Theory implementation

The leading order Alpgen Monte Carlo program have been used to generate $W\to e\nu$ + n parton events samples for n = 1,2,3 and 4. The parton kinematic were fixed by the following cuts:

• parton:
  • $p_T\ge 8$ GeV
  • $\vert\eta\vert\le 3$
  • $\Delta R \ge 0.2$, where $\Delta R = \sqrt{\Delta \eta^2+\Delta\phi^2}$
• leptons:
  • $p_T\ge 1$ GeV
  • $\vert\eta\vert\le 5$

The parton density functions were set to CTEQ5L (these functions are extracted by a one loop calculation assuming 5 quark flavours).

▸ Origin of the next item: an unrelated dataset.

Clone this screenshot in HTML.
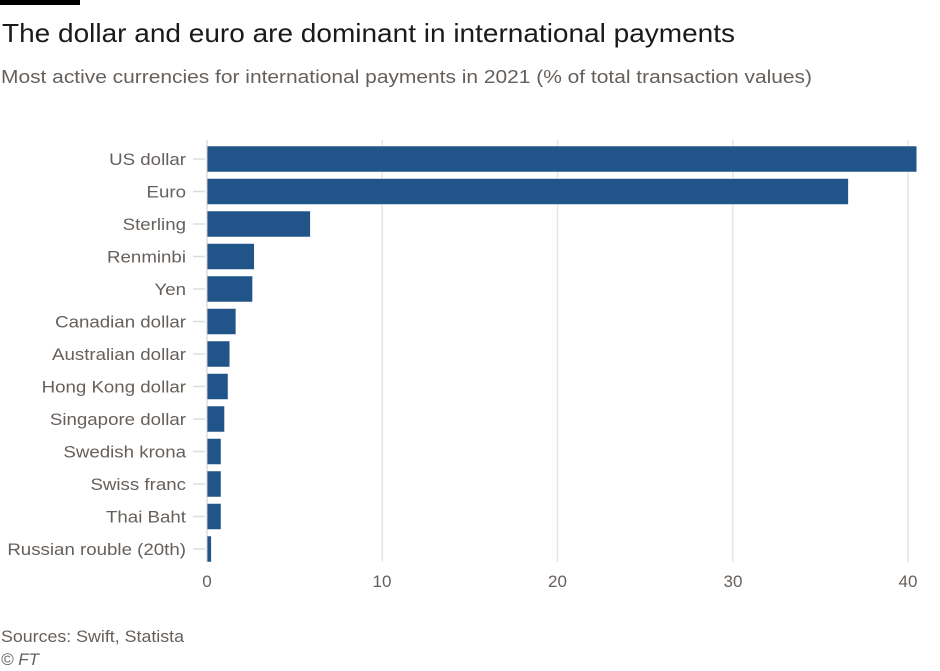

The strong coupling constant $\alpha_s$ was fixed to 0.127 at the $Z^0$ mass and a one-loop evolution expression was used to extract $\alpha_s$ at the $q^2$ of the process.

The electroweak parameters used in the calculation are reported in the following table.

Table: Electroweak generation parameters

parameter	$M_W$	$M_Z$	$G_F$
value	80.41 GeV	91.188 GeV	1.16639 $\times 10^{-5}~\mathrm{GeV}^{-2}$

The main limitation of a leading order calculation is the dependence on the renormalization scale choice of the process. To compare the results obtained in this analysis 4 different $q^2$ scales have been used: $(2\cdot M_W)^2$, $(M_W/2)^2$, $M_W^2+\Sigma (p^{jets}_T)^2$ and $<(p^{jets}_T)^2>$.

Parton level events were then processed by the Herwig Monte Carlo shower program to add initial and final state radiation and to fragment partons into hadrons. These events were finally passed through full Geant detector simulation and were reconstructed with the same offline code used for data.

The final events were required to have not more than one parton associated to a reconstructed jet.